Now there’s no excuse for not doing what you said you’d do with Cortana snooping on your emails
Can you imagine this:
You promised your girlfriend/boyfriend last week, in an email, that you’d accompany him/her to the gym (you put on a ton of weight over the holidays). You never made it to the appointment.
“I forgot,” you tell your loved one.
“Impossible,” is the reply you’re met with. “Cortana would have reminded you.”
This is a possible scenario if you decide to allow Microsoft’s digital assistant freedom to roam around your PC, letting you know what you’ve forgotten, promised and abandoned. Part of Microsoft’s update for Windows 10, first to members of the Insider Program and later to all Windows 10 users, is making Cortana a little bit more indispensable in that she will make sure you meet all your commitments. The voice assistant will do this by scanning your emails.
In a blog post describing how Cortana can help you meet all your commitments, Marcus Ash, group program manager of Cortana, said, “Microsoft Research (MSR) was pursuing an intriguing and powerful idea around this challenge — automatically recognizing when people make commitments to one another in email messages and providing reminders.”
The feature, if used solely for work purposes could prove very useful. Think of all those deadlines you’ve missed, appointments you’ve forgotten about, projects you said you’d start but got lost under thousands of emails. Less formally, think about how many parties, coffees, movies you’ve forgotten about, people you never picked up, or concerts you said you’d go to but only remembered when it was too late. Personally speaking, many of us need a digital assistant.

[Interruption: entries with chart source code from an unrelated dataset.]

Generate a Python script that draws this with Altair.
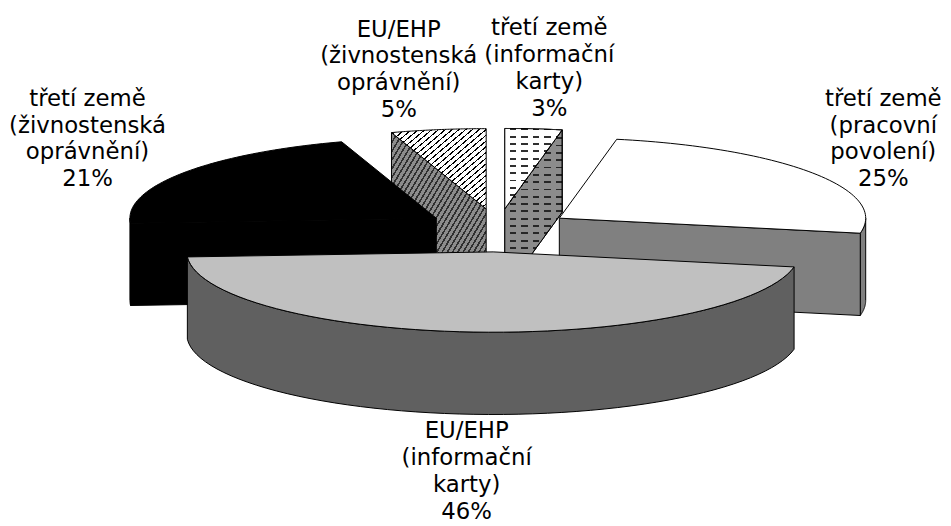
import json
import altair as alt
import pandas as pd

# ---- data -------------------------------------------------------------
categories = [
    "třetí země (informační karty)",
    "třetí země (pracovní povolení)",
    "EU/EHP (informační karty)",
    "třetí země (živnostenská oprávnění)",
    "EU/EHP (živnostenská oprávnění)",
]
label_names = [
    "třetí země\n(informační\nkarty)",
    "třetí země\n(pracovní\npovolení)",
    "EU/EHP\n(informační\nkarty)",
    "třetí země\n(živnostenská\noprávnění)",
    "EU/EHP\n(živnostenská\noprávnění)",
]
values = [3, 25, 46, 21, 5]

top_colors = ["#ffffff", "#ffffff", "#c0c0c0", "#000000", "#ffffff"]
side_colors = ["#808080", "#808080", "#606060", "#000000", "#808080"]

df = pd.DataFrame({
    "cat": categories,
    "name": label_names,
    "value": values,
    "order": list(range(len(values))),
})

# ---- geometry / style constants --------------------------------------
W, H = 943, 518
CXP, CYP = 502, 230      # page position of the pie centre
R, RY, D = 309, 81, 83   # ellipse radii and depth of the 3D pie
EX, EY = 75, 21.8        # explode distance
LX, LY, LD = 410, 142, 80  # label distance (LD: extra drop below the front wall)
FS, LH = 23, 27          # label font size and line height
N = 60                   # points per arc

xs = alt.Scale(domain=[8 - CXP, 8 - CXP + W], nice=False, zero=False)
ys = alt.Scale(domain=[8 - CYP, 8 - CYP + H], nice=False, zero=False, reverse=True)

keys = [c + "|top" for c in categories] + [c + "|side" for c in categories]
cscale = alt.Scale(domain=keys, range=top_colors + side_colors)


def stripes(bg, fg, n, frac, x2, y2):
    stops = []
    for i in range(n):
        a, b, c = i / n, (i + frac) / n, (i + 1) / n
        stops += [
            {"offset": round(a, 5), "color": fg},
            {"offset": round(b, 5), "color": fg},
            {"offset": round(b, 5), "color": bg},
            {"offset": round(c, 5), "color": bg},
        ]
    return {"gradient": "linear", "x1": 0, "y1": 0, "x2": x2, "y2": y2, "stops": stops}


# hatch ("/" lines) for the 5 % slice
hatch_light = [stripes("#ffffff", "#000000", 28, 0.25, 1, 1)]
hatch_dark = [stripes("#8c8c8c", "#303030", 36, 0.35, 1, 1)]
# short horizontal dashes for the 3 % slice: rows of lines, cut by a column mask
dash_light = [stripes("#ffffff", "#303030", 11, 0.26, 0, 1),
              stripes("transparent", "#ffffff", 5, 0.45, 1, 0)]
dash_dark = [stripes("#8c8c8c", "#262626", 22, 0.26, 0, 1),
             stripes("transparent", "#8c8c8c", 5, 0.45, 1, 0)]


def base():
    return (
        alt.Chart(df)
        .transform_joinaggregate(total="sum(value)")
        .transform_window(cum="sum(value)", sort=[alt.SortField("order")], frame=[None, 0])
        .transform_calculate(a0="2*PI*(datum.cum - datum.value)/datum.total")
        .transform_calculate(a1="2*PI*datum.cum/datum.total")
        .transform_calculate(am="(datum.a0 + datum.a1)/2")
        .transform_calculate(cx=f"{EX}*sin(datum.am)")
        .transform_calculate(cy=f"-{EY}*cos(datum.am)")
        .transform_calculate(depth="-cos(datum.am)")
    )


def line_mark(ch, fill):
    if fill is None:
        return ch.mark_line(filled=True, stroke="black", strokeWidth=1,
                            interpolate="linear-closed", strokeJoin="round")
    return ch.mark_line(filled=True, fill=fill, stroke="black", strokeWidth=1,
                        interpolate="linear-closed", strokeJoin="round")


def enc(ch, fill, detail, kind):
    e = dict(
        x=alt.X("x:Q", scale=xs, axis=None),
        y=alt.Y("y:Q", scale=ys, axis=None),
        order=alt.Order("idx:Q"),
        detail=detail,
    )
    if fill is None:
        e["color"] = alt.Color("key:N", scale=cscale, legend=None)
    ch = ch.transform_calculate(key=f"datum.cat + '|{kind}'")
    return line_mark(ch, fill).encode(**e)


def top_layer(flt, fill=None):
    ch = (
        base().transform_filter(flt)
        .transform_calculate(idx=f"sequence(0, {N + 2})")
        .transform_flatten(["idx"])
        .transform_calculate(ang=f"datum.a0 + max(0, (datum.idx - 1)/{N})*(datum.a1 - datum.a0)")
        .transform_calculate(x=f"datum.idx == 0 ? datum.cx : datum.cx + {R}*sin(datum.ang)")
        .transform_calculate(y=f"datum.idx == 0 ? datum.cy : datum.cy - {RY}*cos(datum.ang)")
    )
    return enc(ch, fill, "cat:N", "top")


def wall_layer(flt, fill=None):
    ch = (
        base().transform_filter(flt)
        .transform_calculate(w0="max(datum.a0, PI/2)")
        .transform_calculate(w1="min(datum.a1, 3*PI/2)")
        .transform_filter("datum.w1 > datum.w0")
        .transform_calculate(idx=f"sequence(0, {2 * N + 2})")
        .transform_flatten(["idx"])
        .transform_calculate(s=f"datum.idx <= {N} ? datum.idx/{N} : 1 - (datum.idx - {N} - 1)/{N}")
        .transform_calculate(ang="datum.w0 + datum.s*(datum.w1 - datum.w0)")
        .transform_calculate(x=f"datum.cx + {R}*sin(datum.ang)")
        .transform_calculate(y=f"datum.cy - {RY}*cos(datum.ang) + (datum.idx > {N} ? {D} : 0)")
    )
    return enc(ch, fill, "cat:N", "side")


def rad_layer(flt, fill=None):
    ch = (
        base().transform_filter(flt)
        .transform_calculate(fc="[0, 1]")
        .transform_flatten(["fc"])
        .transform_calculate(ea="datum.fc == 0 ? datum.a0 : datum.a1")
        .transform_calculate(vis="datum.fc == 0 ? -sin(datum.a0) : sin(datum.a1)")
        .transform_filter("datum.vis > 0.001")
        .transform_calculate(idx="[0, 1, 2, 3]")
        .transform_flatten(["idx"])
        .transform_calculate(rim="(datum.idx == 1 || datum.idx == 2) ? 1 : 0")
        .transform_calculate(x=f"datum.cx + datum.rim*{R}*sin(datum.ea)")
        .transform_calculate(y=f"datum.cy - datum.rim*{RY}*cos(datum.ea) + (datum.idx >= 2 ? {D} : 0)")
    )
    return enc(ch, fill, ["cat:N", "fc:N"], "side")


patterned = [categories[4], categories[0]]
layers = []
for pat, light, dark in [(categories[4], hatch_light, hatch_dark),
                         (categories[0], dash_light, dash_dark)]:
    flt = f"datum.cat == {json.dumps(pat, ensure_ascii=False)}"
    for f in dark:
        layers += [wall_layer(flt, f), rad_layer(flt, f)]
    for f in light:
        layers.append(top_layer(flt, f))

plain = f"indexof({json.dumps(patterned, ensure_ascii=False)}, datum.cat) < 0"
for flt in [f"{plain} && datum.depth < 0.5", f"{plain} && datum.depth >= 0.5"]:
    layers += [wall_layer(flt), rad_layer(flt), top_layer(flt)]

labels = (
    base()
    .transform_calculate(label="datum.name + '\\n' + format(datum.value/datum.total, '.0%')")
    .transform_calculate(c8="pow(max(0, cos(datum.am)), 8)")
    .transform_calculate(
        x=f"datum.cx + {LX}*sin(datum.am) - 15*abs(sin(datum.am))"
          " + datum.c8*(16*(sin(datum.am) < 0 ? -1 : 1) - 8)")
    .transform_calculate(y=f"datum.cy - {LY}*cos(datum.am) + {LD}*max(0, -cos(datum.am))")
    .mark_text(lineBreak="\n", font="Verdana, DejaVu Sans", fontSize=FS, lineHeight=LH,
               align="center", baseline="middle", color="black", dy=-1.5 * LH)
    .encode(x=alt.X("x:Q", scale=xs, axis=None),
            y=alt.Y("y:Q", scale=ys, axis=None),
            text="label:N")
)
layers.append(labels)

chart = (
    alt.layer(*layers)
    .properties(width=W, height=H, padding=0, background="white",
                autosize=alt.AutoSizeParams(type="none"))
    .configure_view(stroke=None)
)

chart.save("out.html", embed_options={"renderer": "svg", "actions": False})
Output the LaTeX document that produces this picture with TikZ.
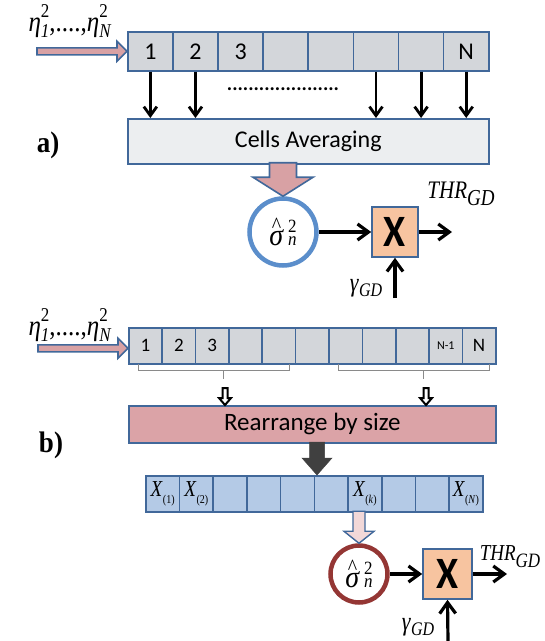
\documentclass[tikz,border=0pt]{standalone}
\usepackage{graphicx}
\usepackage{fontspec}
\setmainfont{Liberation Serif}
\newfontfamily\sans{Carlito}
\usetikzlibrary{arrows.meta,calc}

\definecolor{edge}{HTML}{41689A}
\definecolor{cellgray}{HTML}{D3D6DA}
\definecolor{avgfill}{HTML}{ECEEF0}
\definecolor{pinkarrow}{HTML}{D8A1A4}
\definecolor{ringblue}{HTML}{5B8ECB}
\definecolor{peach}{HTML}{F7C4A0}
\definecolor{rosefill}{HTML}{DBA3A7}
\definecolor{sortblue}{HTML}{B4CAE6}
\definecolor{palepink}{HTML}{F2D8D8}
\definecolor{arrowgray}{HTML}{404040}
\definecolor{ringred}{HTML}{943634}
\definecolor{brkgray}{HTML}{8A8A8A}

% serif formula text is set a little taller than wide
\newcommand\tall[2][1.2]{\scalebox{1}[#1]{#2}}
% squared noise sample: eta with stacked index and exponent
\newcommand\etasq[1]{\textit{η}\rlap{\raisebox{0.5em}{\fontsize{17}{17}\selectfont 2}}\raisebox{-0.22em}{\fontsize{17}{17}\selectfont\textit{#1}}}
% noise power estimate: sigma hat with exponent 2 and index n
\newcommand\sighat{%
  \fontsize{28}{28}\selectfont
  \setbox0\hbox{\textit{σ}}%
  \rlap{\hbox to \wd0{\hss\raisebox{12pt}{\fontsize{20}{20}\selectfont\textasciicircum}\hss}}%
  \box0\hspace{0.15em}%
  \rlap{\raisebox{0.42em}{\fontsize{17}{17}\selectfont 2}}%
  {\fontsize{17}{17}\selectfont\textit{n}}}
% ordered sample X_(i)
\newcommand\xo[1]{\tall{\textit{X}\raisebox{-0.3em}{\fontsize{10}{10}\selectfont(#1)}}}
% threshold and scale factor labels
\newcommand\thr[2]{\tall{\fontsize{#1}{#1}\selectfont\textit{THR}\raisebox{-0.3em}{\fontsize{#2}{#2}\selectfont\textit{GD}}}}
\newcommand\gam{\tall{\fontsize{22}{22}\selectfont\textit{γ}\raisebox{-0.2em}{\fontsize{16}{16}\selectfont\textit{GD}}}}

\begin{document}
\begin{tikzpicture}[x=1pt,y=-1pt,
  box/.style={draw=edge, line width=1.6pt, inner sep=0pt, anchor=north west},
  cellA/.style={box, fill=cellgray, minimum width=45.1pt, minimum height=39pt,
    font=\sans\fontsize{24}{24}\selectfont},
  cellB/.style={box, fill=cellgray, minimum width=33.36pt, minimum height=36pt,
    font=\sans\fontsize{19}{19}\selectfont},
  cellX/.style={box, fill=sortblue, minimum width=33.7pt, minimum height=36pt,
    font=\fontsize{19}{19}\selectfont},
  ring/.style={circle, line width=4.5pt, fill=white, inner sep=0pt},
  xbox/.style={draw=edge, fill=peach, line width=1.6pt, minimum height=50pt,
    inner sep=0pt, font=\sans\bfseries\fontsize{40}{40}\selectfont},
  fatA/.style={draw=edge, fill=pinkarrow, line width=1.6pt, line join=miter},
  blk/.style={line width=2.8pt, -{Straight Barb[length=9pt,width=13pt]}},
  blkR/.style={line width=3.2pt, -{Straight Barb[length=11pt,width=16pt]}},
  brk/.style={draw=brkgray, line width=1pt},
  smallA/.style={draw=black, fill=white, line width=2pt, line join=miter},
  tag/.style={font=\bfseries\fontsize{27}{27}\selectfont},
  ]
\useasboundingbox (0,0) rectangle (545,641);

% ---------------- a) cell averaging ----------------
\node (eta1) at (70,21) {\tall[1.15]{\fontsize{25}{25}\selectfont\etasq{1},....,\etasq{N}}};
\foreach \i/\t in {1/1,2/2,3/3,4/,5/,6/,7/,8/N}
  \node[cellA] (a\i) at ({127+(\i-1)*45.125},31) {\t};
\draw[fatA, shift={(a1.west)}] (-90,-3.5) -- (-10,-3.5) -- (-10,-10) -- (0,0)
  -- (-10,10) -- (-10,3.5) -- (-90,3.5) -- cycle;

\node[box, fill=avgfill, minimum width=361pt, minimum height=45pt,
  font=\sans\fontsize{24}{24}\selectfont] (avg) at (127,118) {Cells Averaging};
\foreach \i in {1,2,6,7,8}
  \draw[blk] (a\i.south) -- (a\i.south |- avg.north);
\node[font=\sans\bfseries\fontsize{20}{20}\selectfont] (dots1) at (283,89) {.....................};
\node[tag] (la) at (48,145) {\tall[1.1]{a)}};

\node[ring, draw=ringblue, minimum size=67pt] (c1) at (283,232) {\tall[1.1]{\sighat}};
\draw[fatA, shift={(c1.north)}] (0,0) -- (30,-19) -- (13.5,-19) -- (13.5,-33.5)
  -- (-13.5,-33.5) -- (-13.5,-19) -- (-30,-19) -- cycle;
\node[xbox, minimum width=46pt] (x1) at (395,232) {\tall[1.12]{X}};
\draw[blkR] (c1) -- (x1);
\coordinate (o1) at (452,232);
\draw[blkR] (x1) -- (o1);
\node (thr1) at (461,194) {\thr{21}{19}};
\node (g1) at (366,288) {\gam};
\coordinate (gin1) at (395,298);
\draw[blkR] (gin1) -- (x1.south);

% ---------------- b) ordered statistics ----------------
\node (eta2) at (70,325) {\tall[1.15]{\fontsize{25}{25}\selectfont\etasq{1},....,\etasq{N}}};
\foreach \i/\t in {1/1,2/2,3/3,4/,5/,6/,7/,8/,9/,10/{\fontsize{12}{12}\selectfont N-1},11/N}
  \node[cellB] (b\i) at ({128+(\i-1)*33.364},327) {\t};
\draw[fatA, shift={($(b1.west)+(0,2.5)$)}] (-90,-3.5) -- (-10,-3.5) -- (-10,-10) -- (0,0)
  -- (-10,10) -- (-10,3.5) -- (-90,3.5) -- cycle;

\draw[brk] (138,364) -- (138,370) -- (289,370) -- (289,364);
\draw[brk] (223,370) -- (223,379);
\draw[brk] (338,364) -- (338,370) -- (489,370) -- (489,364);
\draw[brk] (423,370) -- (423,379);

\node[box, fill=rosefill, minimum width=367pt, minimum height=37pt,
  font=\sans\fontsize{25}{25}\selectfont] (rb) at (128,405) {Rearrange by size};
\coordinate (t1) at (225,388);
\coordinate (t2) at (426,388);
\foreach \t in {t1,t2}
  \draw[smallA, shift={(\t |- rb.north)}] (0,0) -- (-6,-7) -- (-2.5,-7) -- (-2.5,-17)
    -- (2.5,-17) -- (2.5,-7) -- (6,-7) -- cycle;
\node[tag] (lb) at (51,445) {\tall[1.1]{b)}};

\foreach \i/\t in {1/\xo{1},2/\xo{2},3/,4/,5/,6/,7/\xo{\textit{k}},8/,9/,10/\xo{\textit{N}}}
  \node[cellX] (s\i) at ({145+(\i-1)*33.7},475) {\t};
\coordinate (d1) at (317,475);
\draw[draw=arrowgray, fill=arrowgray, line width=0.5pt, shift={(d1)}] (0,0) -- (-15,-17)
  -- (-7.5,-17) -- (-7.5,-33) -- (7.5,-33) -- (7.5,-17) -- (15,-17) -- cycle;

\node[ring, draw=ringred, minimum size=57pt] (c2) at (359,574) {\tall[1.1]{\sighat}};
\draw[draw=edge, fill=palepink, line width=1.4pt, line join=miter, shift={(c2.north)}]
  (0,0) -- (15,-12) -- (6,-12) -- (6,-32) -- (-6,-32) -- (-6,-12) -- (-15,-12) -- cycle;
\node[xbox, minimum width=49pt] (x2) at (447.5,574) {\tall[1.12]{X}};
\draw[blkR] (c2) -- (x2);
\coordinate (o2) at (507,574);
\draw[blkR] (x2) -- (o2);
\node (thr2) at (510,557) {\thr{19}{17}};
\node (g2) at (418,627) {\gam};
\coordinate (gin2) at (448,641);
\draw[blkR] (gin2) -- (x2.south);
\end{tikzpicture}
\end{document}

A problem, of course — as mentioned above — is that there will be little excuse for forgetting anything. Users will undoubtedly have the option to turn off Cortana’s commitment function, but employees, or even lovers, might not be keen on that idea. The irony is: The better Cortana gets, the more help it offers, the more gratitude you will have for your assistant. But at the same time there will always be a certain amount of freedom you lose and certainly less room for mistakes on your part.
The current update is available to Windows Insiders in the U.S. and U.K. only, but it’s likely it will become widely available soon.